----- Original Message -----
Sent: Sunday, May 27, 2001 12:41
PM
Subject: [ga-icann] On being
technology or consumer driven
Great
cartoon in the Parade (a U.S. Sunday Supplement pub) magazine today.
Two little kids are staring at a refrigerator with various drawings
on the door,
and down below it says (to the effect -- I don't have
it in front of me), "Sure
wish we had the money so we could really
communicate things." I have used
Veronica and the grandchildren's
refrigerator art as issues in Federal Court
with some modicum of
success (my client got his domain name back). In
ICANN, whether in
the GA or anywhere else, people with those concerns
have no voice
whatever. And here is what I think is the reason:
Many of the high tech business involved folks here will recognize the
distinction
between the technology and the consumer driven
company. The former is the
birthplace of vapor ware, the
whizzy computer named after the girl friend that
out in the market
drops a terrible bomb, the electronic wizard who comes up
with the
ultra technology, forms a company, and then the company heads for the
bottom of the pile until the Board replaces the inventor-techie CEO
with
someone who knows how to run a business, and so on. The
automobile
industry exemplifies the latter -- whatever the consumer
wants. The whole
business plan is run on marketing surveys,
and good and progressive new
technology that would really benefit
the consumer if used never sees the
market place because the
consumer has not actually asked for any of it.
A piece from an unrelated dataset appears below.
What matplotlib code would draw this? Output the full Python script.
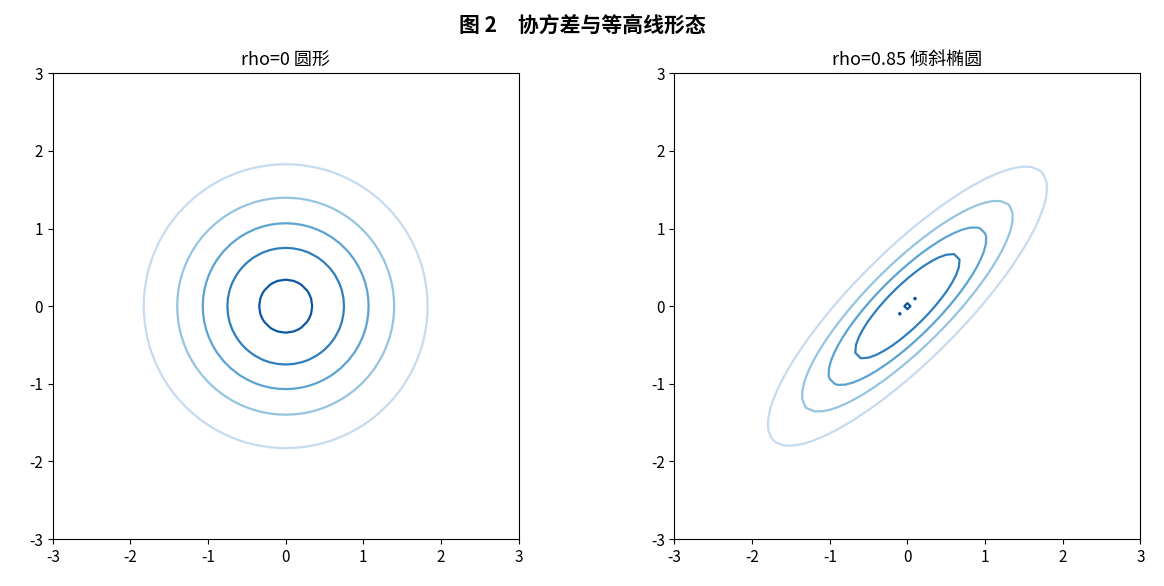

So what it boils down to is that the public I'm talking about wants a
consumer
driven internet, while ICANN is technology driven. It
does not, and likely
never will, understand the function of a public
interest organization with respect
to the needs of the little guy.
It performs an extremely essential service in what
it does with
regard to roots, cc TLDs, etc., but those are not the things that the
little guy knows or cares about. The effect is that, whether or not
with malice
aforethought, ICANN has become a service organization to
NSI/Verisign and
the general public has been murdered. (Someone with
more time than I have
should run a comparison between what the
Articles of Incorporation say that
ICANN should be doing and the
"research contract" that NSI/Verisign is now
touting to see how they
match up.)
So my conclusion is that I will battle with every bone I have to
ensure the
continued functioning and good fortune of ICANN -- what
it does could
not be done by any other kind of organization. The
quibble I have is that
is should stop pretending to be something
that it is not.
At the same time, I think that ICANN cannot do the things that
we've
been talking about lately that in fact are oriented
towards the "consumer,"
and will never be able to, hence
something else is needed. Marilyn Cade
and others are
discussing such needs, and something may come of that
yet.
"Live in hope and die in dispair," they say, but I don't think so.